The local Havurah may, in fact, appeal to a larger segment of the community, members said. Skills in reading Hebrew or praying are not necessary because prayers are transliterated as well as translated into English. And services are eclectic, with readings from many different religious traditions (Readings from the works of Howard Zinn and Albert Einstein were included in last week’s Shabbat).
The Havurah also wants to reach out to the estimated 300 Jewish people in the community, some of whom may be kept away by negative religious experiences and a desire to be more universalist, Rothman said.
“On the one hand, how do we celebrate our uniqueness and on the other hand be universalist?” Jay Rothman asked of the Jewish community. “It’s not hard to be both, but people think that if you affiliate with a particular community, you are separating yourself.”
For Seth Gordon, who has bad memories from his experience at Hebrew school, the Havurah is a comfortable place for him to live the spiritual tradition of his youth.
“I come because I have these tunes in my head anyway and because it’s a place to be a part of something I grew up in and be part of a spiritual tradition I was given,” Gordon said.
In recent decades the local Havurah grew from a mostly cultural organization that hosted an annual Chanukah party to a much more active tax-exempt non-profit with its own services. For a period of time, Rabbi Gevirtz from Temple Shalom in Springfield put on a monthly service here, and when she died the group gradually took on more responsibility. Today, the Havurah uses a prayer book created by its members and all its participants, including its youth, lead prayers and Torah readings.
“We are very bottom-up, we’re not interested in or seeking any kind of authoritative leadership,” Jay Rothman said. “The do-it-yourself approach has been helpful for us because we had to develop the competence and skills.”

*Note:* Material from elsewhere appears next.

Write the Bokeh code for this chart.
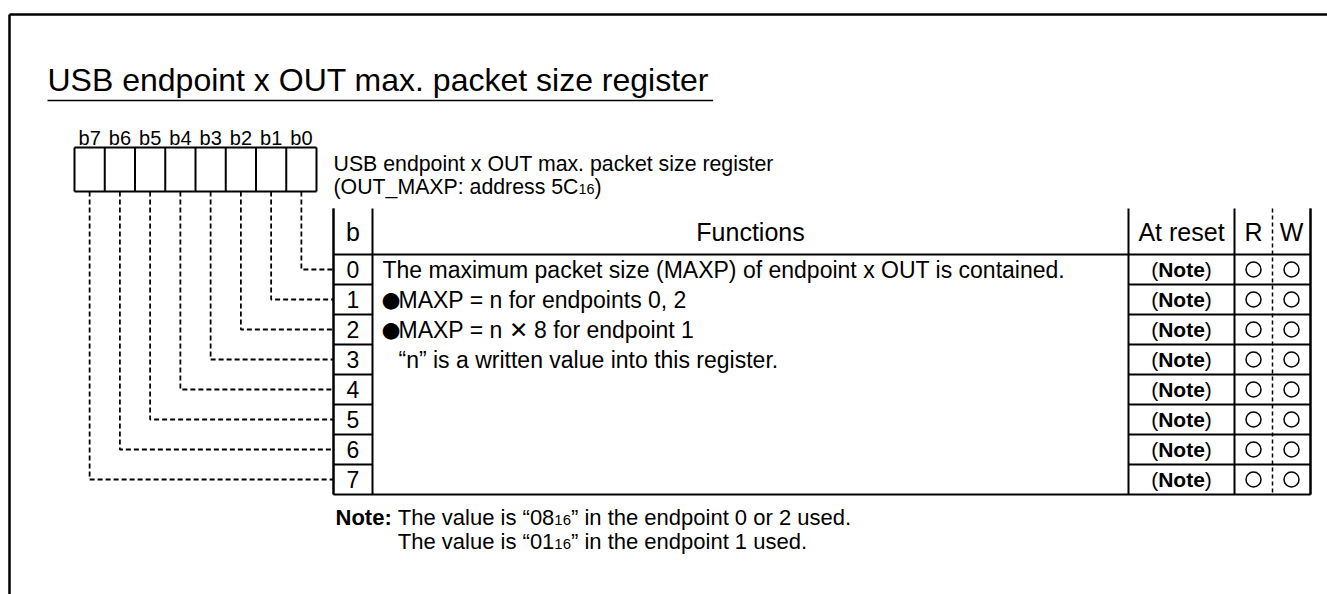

Jay Rothman and his wife, Randi, invigorated the group when they moved back to Yellow Springs from Philadelphia with the intention of creating a Jewish community here in which to raise their three children. When their sons, Moriel and Jesse, went on to become leaders in their college Jewish communities, Jay Rothman knew that the local group, though tiny, was empowered.
But the Havurah may be a victim of its own success. While the current rituals and prayers are comfortable for its members, Cheryl Levine said it may be a challenge to grow the Havurah’s membership.
“We’ve all done different rituals but we’ve found something we can live with,” Levine said. “But for those who are not part of the community, it might be too much.”
Compared to a service at a temple, the Havurah is more relaxed and informal and much more participatory. Instead of a sermon from a rabbi, the Havurah’s members talk about what they glean from the Torah readings in an interactive discussion. They also carry out the Torah reading rituals themselves.
“What I love about the Torah portion is that it’s not a performance,” Gordon said. “We try to be intentional in what we’re doing.”
Even during Yom Kippur, a solemn holiday of atonement and repentance, the service here will be engaging, filled with song, according to Jay Rothman.
“The holiday of Yom Kippur is often seen as a very demanding, exhausting day,” he said. “The services here are as much playful as they are serious, there’s lots of singing.”
At last week’s evening Rosh Hashanah service, tiny Rockford Chapel was packed with more than 35 people, including five Antioch students.
Last year the Havurah, dissastified by the High Holy Days services they created, decided to bring in Klaper, who lives in Michigan. Known as a maggid, Klaper studied liturgal chants with a canter and incorporates Jewish songs, readings and stories from different Jewish denominations.
The Havurah also holds or facilitates services for Sukkot, Purim, and Simchat Torah, as well as an annual Chanukah party.
Regular Shabbat services are the first and third Saturdays of the month at 10 a.m. at Rockford Chapel and are followed by a potluck.